Money

How Europe Wants to Impose Some Order on Crypto World


Bankruptcies and fraud scandals in the world of crypto are spurring regulators to impose more order and transparency on the volatile industry. The goal is to safeguard the wider financial system and protect investors without smothering useful innovation around digital assets. Governments that strike the right balance stand to gain an edge in the next wave of crypto investment. That’s what the European Union is aiming for with a set of rules approved in April that are the most comprehensive of any developed economy. 

The Markets in Crypto Assets regulation, or MiCA, is part of a package of EU measures governing digital finance that spans anti-money laundering, innovation in financial services and a digital version of the euro. MiCA is designed to weed out scam investment schemes, fraudulent businesses, criminal activity and, ultimately, avert the kind of messy business failures that can cascade and destabilize traditional banking too. 

Crypto companies will need to register with a financial regulator in at least one EU member state. This would put them under the supervision of two of Europe’s top financial watchdogs, the European Banking Authority and the European Securities and Markets Authority. They will make sure companies have adequate risk management and corporate governance practices in place. Issuers of stablecoins — digital tokens that aim to maintain a one-for-one peg to a less volatile asset like the US dollar — will have to back up their value with sufficient reserves. Those pegged to non-euro currencies will face a €200 million ($220 million) daily cap on trading volume within the region under certain criteria. Crypto companies must also adhere to the EU’s transfer of funds regulation, also known as the Travel Rule, which means exchanges will need to send information on senders and recipients of cryptoassets to their local anti-money laundering authority. 

3. Who needs to comply?  

The rules cover any entity that wants to market and operate crypto services from within the bloc. That’s a fairly big chunk of the sector: In 2022, $1.3 trillion worth of cryptoassets were received in central, northern and western Europe, or about 22% of the global industry, according to Chainalysis. The rules cover exchange operators, custody providers and marketing and advisory services, among others. Entities based outside the EU where the rules don’t apply will still be able to serve customers inside the bloc, as long as they are not seen to be directly seeking out their business. 

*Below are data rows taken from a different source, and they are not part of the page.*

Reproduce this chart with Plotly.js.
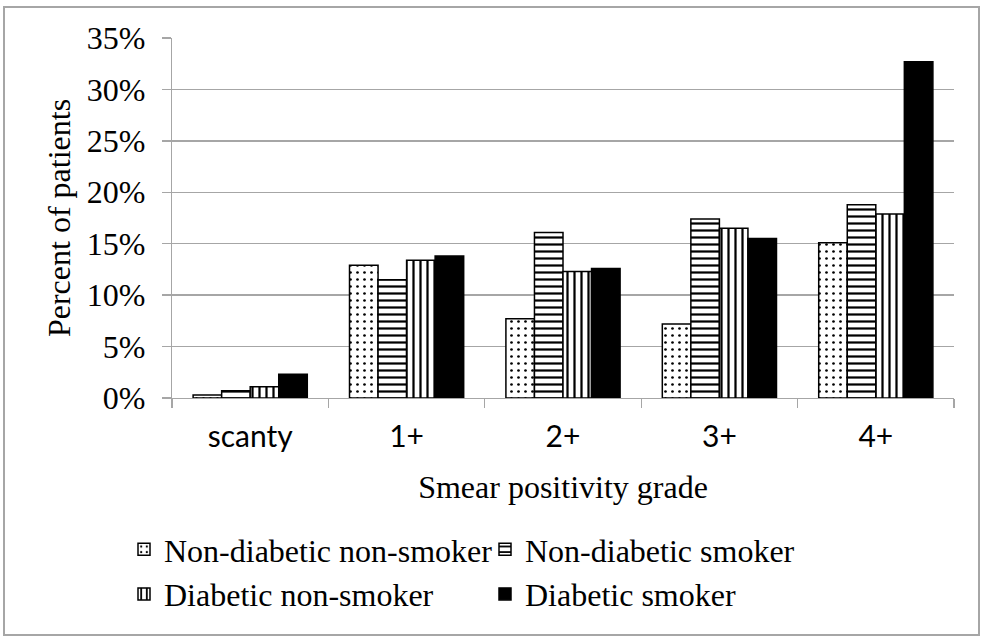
<!DOCTYPE html>
<html>
<head>
<meta charset="utf-8">
<script src="https://cdn.plot.ly/plotly-3.0.1.min.js"></script>
<style>
  html, body { margin: 0; padding: 0; background: #fff; }
  #chart { width: 982px; height: 639px; }
</style>
</head>
<body>
<div id="chart"></div>
<script>
const categories = ["scanty", "1+", "2+", "3+", "4+"];
const nonDiabeticNonSmoker = [0.003, 0.129, 0.077, 0.072, 0.151];
const nonDiabeticSmoker    = [0.007, 0.115, 0.161, 0.174, 0.188];
const diabeticNonSmoker    = [0.011, 0.134, 0.123, 0.165, 0.179];
const diabeticSmoker       = [0.023, 0.138, 0.126, 0.155, 0.327];
const seriesNames = ["Non-diabetic non-smoker", "Non-diabetic smoker", "Diabetic non-smoker", "Diabetic smoker"];
const yTickValues = [0, 0.05, 0.10, 0.15, 0.20, 0.25, 0.30, 0.35];

const patterns = [
  {shape: ".", fgcolor: "#000", bgcolor: "#fff", size: 7, solidity: 0.12, fillmode: "replace"},
  {shape: "-", fgcolor: "#000", bgcolor: "#fff", size: 7, solidity: 0.32, fillmode: "replace"},
  {shape: "|", fgcolor: "#000", bgcolor: "#fff", size: 7, solidity: 0.32, fillmode: "replace"},
  {shape: "", fgcolor: "#000", bgcolor: "#000", size: 7, solidity: 1}
];
const allValues = [nonDiabeticNonSmoker, nonDiabeticSmoker, diabeticNonSmoker, diabeticSmoker];

const traces = allValues.map((vals, i) => ({
  type: "bar",
  name: seriesNames[i],
  x: categories,
  y: vals,
  marker: {
    color: i === 3 ? "#000" : "#fff",
    line: {color: "#000", width: 1.5},
    pattern: patterns[i]
  },
  hoverinfo: "x+y+name"
}));

const grid = "#a6a6a6";
const serif = "'Liberation Serif', 'Times New Roman', serif";
const layout = {
  width: 982,
  height: 639,
  margin: {l: 172, r: 28, t: 38, b: 241, pad: 0},
  paper_bgcolor: "#fff",
  plot_bgcolor: "#fff",
  barmode: "group",
  bargap: 0.27,
  bargroupgap: 0,
  showlegend: true,
  xaxis: {
    type: "category",
    tickson: "boundaries",
    ticks: "outside",
    ticklen: 9,
    tickcolor: grid,
    tickwidth: 1.3,
    showline: true,
    linecolor: grid,
    linewidth: 1.3,
    showgrid: false,
    tickfont: {family: "Lato, 'Open Sans', sans-serif", size: 30, color: "#000"},
    ticklabelstandoff: 12,
    title: {text: "Smear positivity grade", font: {family: serif, size: 32, color: "#000"}, standoff: 23}
  },
  yaxis: {
    range: [0, 0.35],
    tickvals: yTickValues,
    tickformat: ".0%",
    ticks: "outside",
    ticklen: 9,
    tickcolor: grid,
    tickwidth: 1.3,
    showline: true,
    linecolor: grid,
    linewidth: 1.3,
    showgrid: true,
    gridcolor: grid,
    gridwidth: 1.3,
    zeroline: false,
    tickfont: {family: serif, size: 32, color: "#000"},
    ticklabelstandoff: 10,
    title: {text: "Percent of patients", font: {family: serif, size: 32, color: "#000"}, standoff: 6}
  },
  legend: {
    orientation: "h",
    xref: "paper",
    yref: "paper",
    x: (124 - 172) / 782,
    y: (398 - 522) / 360,
    xanchor: "left",
    yanchor: "top",
    entrywidth: 316,
    entrywidthmode: "pixels",
    itemwidth: 30,
    tracegroupgap: 0,
    font: {family: serif, size: 32, color: "#000"},
    bgcolor: "rgba(0,0,0,0)"
  },
  shapes: [{
    type: "rect",
    xref: "paper",
    yref: "paper",
    x0: (4 - 172) / 782,
    x1: (979 - 172) / 782,
    y0: (398 - 635) / 360,
    y1: (398 - 7) / 360,
    line: {color: "#a6a6a6", width: 2},
    fillcolor: "rgba(0,0,0,0)",
    layer: "below"
  }]
};

Plotly.newPlot("chart", traces, layout, {displayModeBar: false, staticPlot: true});
</script>
</body>
</html>
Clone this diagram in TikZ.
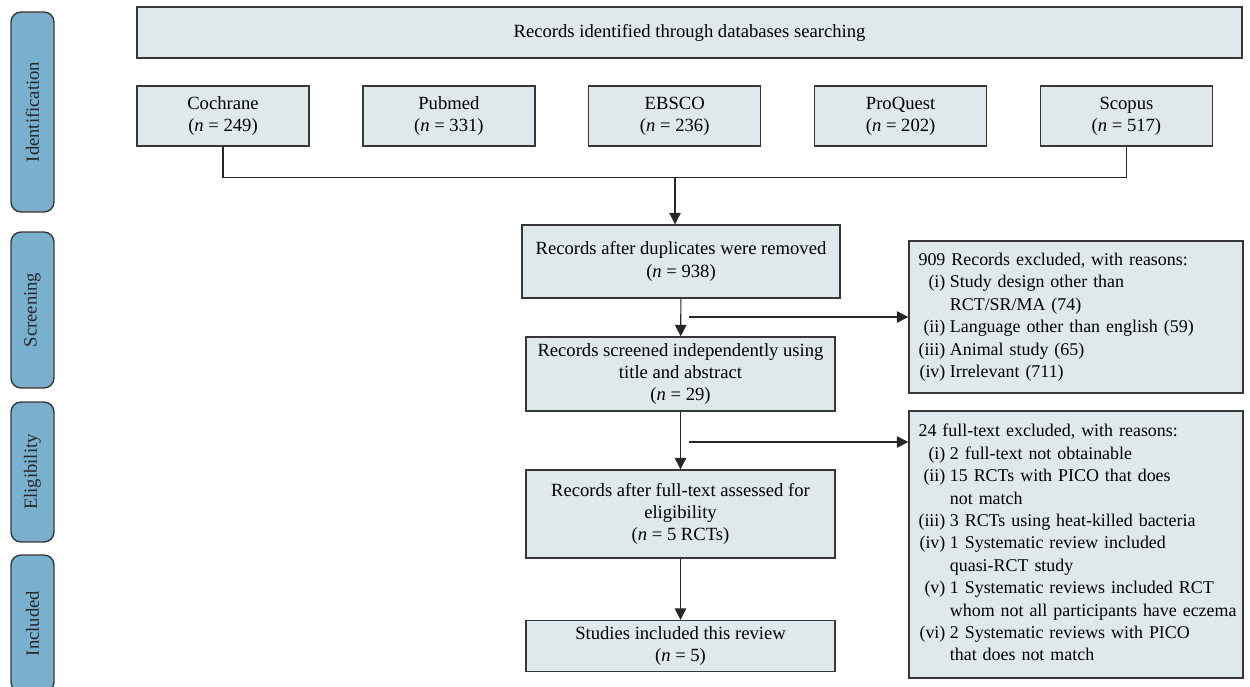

4. Will this set a global standard?

The EU’s sheer economic power means the rules it sets locally can achieve global reach, as was the case with its General Data Protection Regulation. However, it faces several rival efforts to set the pace in governing virtual assets. Critics say MiCA was outdated before it even took effect and would have done little to prevent some of crypto’s recent high-profile blowups. The rules have been revised repeatedly since they were first devised in 2020, as new technologies emerged and companies went bust. The final text fails to tackle crypto staking or lending — a practice that was at the heart of some of the industry’s biggest failures in 2022, including Celsius, Babel Finance and Genesis. MiCA contains no rules to oversee nonfungible tokens or decentralized finance, which is prone to hacks and fraud because it’s managed by code rather than humans. European Central Bank President Christine Lagarde has called for a MiCA 2, which could cover the issuance of specific assets like Bitcoin as well as lending and staking. 

5. What’s been the crypto industry’s response?

Executives at some of the biggest crypto firms have taken issue with parts of MiCA, but say it’s better than having no rules at all. MiCA at least provides a route to registration that’s relatively simple, and offers boundaries to operate within. They draw a contrast with the US, the biggest crypto market, which they say lacks clear guidelines on which digital assets count as securities or commodities, and therefore which regulator should oversee them. Some have decried what they call “regulation by enforcement,” in which US authorities crack down on rule-bending activity rather than come up with new laws specifically tailored to digital assets. San Francisco-based Coinbase has hinted that a move to the UK is at the top of its list unless the US regulatory landscape improves. 

6. What doesn’t the crypto industry like about MiCA?

The ability to stay anonymous is one of crypto’s founding principles. So many crypto managers aren’t pleased that MiCA requires users to supply identifying information for anti-money laundering authorities on every transaction. The cap on trading volume could also be a turn-off. However, many details of the cap are yet to be decided and some crypto companies are hopeful the final arrangement will be less draconian than they initially feared.  

7. When will MiCA’s rules take effect?

The final text is expected by the end of June and is due to enter into force in July, although the rules themselves will be applied progressively to give the industry time to adjust. The provisions around stablecoins will begin to apply in July 2024, while broader rules affecting crypto asset service providers will come into effect in January 2025.